A Personal Experience of Architecture
A superficial experience of architecture is created by lack of attention to detail and materiality. Contemporary superficial society is largely based on imagery which is mostly meaningless. The question that needs to be raised then is what provides meaning and content in our society and, by extension, our architecture.
Capitalist society requires a large commitment to mass market advertisements which is trending more and more towards imagery and less and less towards written or spoken language. This imagery intends to manipulate the emotions and feelings of the viewer in order to achieve a task which could be either selling something or persuading someone to do something. It is not a matter of imagery being meaningless, but rather what meaning is the imagery portraying? A blank sheet of paper still portrays meaning in some sense.
Architecture also conveys meaning through imagery and through materiality. Superficial imagery in architecture could be as simple as the cultural meanings placed on a decorative column for example. Meaning is associated with the column through historical association. In a typical suburban house for example, the column is merely a covering over a much simpler post which is doing the structural work. Superficial.
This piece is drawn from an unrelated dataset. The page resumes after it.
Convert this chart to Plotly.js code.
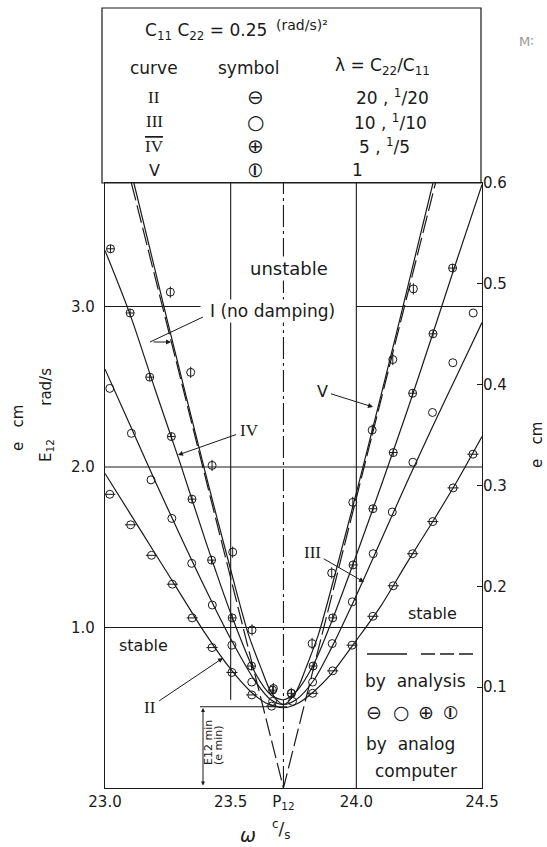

In some way this intends to manipulate our feelings and emotions and convince us of a certain social standing of the people living in the house. Superficial.
The IIT student center in Chicago plays the same game. Walking into the student center there is an immediate reaction to the space through your senses.
Coffee is brewing at the coffee shop to the right and the smell is wafting through the space making me want to buy one. Superficial.
The space is exceptionally noisy, not from the elevated train passing above, but from the abundance of activity occurring under the low ceiling height and all of it adds up to meaningless background noise. Superficial.
Visually the compilation of materials (unfinished green board on the ceiling, aluminum tile on the floor, glass, concrete, oddly painted stucco) confuses the composition of the building and makes a person feel lost. Superficial.
Contrast this to Crown Hall just one block away.
Visually the building is a blank canvas allowing the exterior to with the interior yet still clearly defining an interior space.
There is limited noise within the space which in turn encourages you to reduce your own noise; it is self-perpetuating.
The ambient smell is largely unnoticeable causing you to realize your own smell (good or bad) or that of your immediate surroundings.
The texture of the materials is extremely smooth and causes you to realize the landscape of your own hand; for instance where the calluses are.
The subject of this argument is experience. Specifically, the subject of the experience is the subject of the argument. The IIT student center imposes an experience on you. A heroic image of Mies Van Der Rohe covers one entryway to the building. IIT clothing is displayed in the storefronts of the bookstore; not the books which are the basis for the educational experience. Everywhere you turn there is something to buy. The building could not serve as anything other than a shopping center in today’s society. Crown Hall however, could be anything. The power of the building is in the ability to draw attention to the individual person. It is an introspective and personal experience. I am more aware of myself and my feelings through the interaction of the five senses. The materials are the medium through which this happens.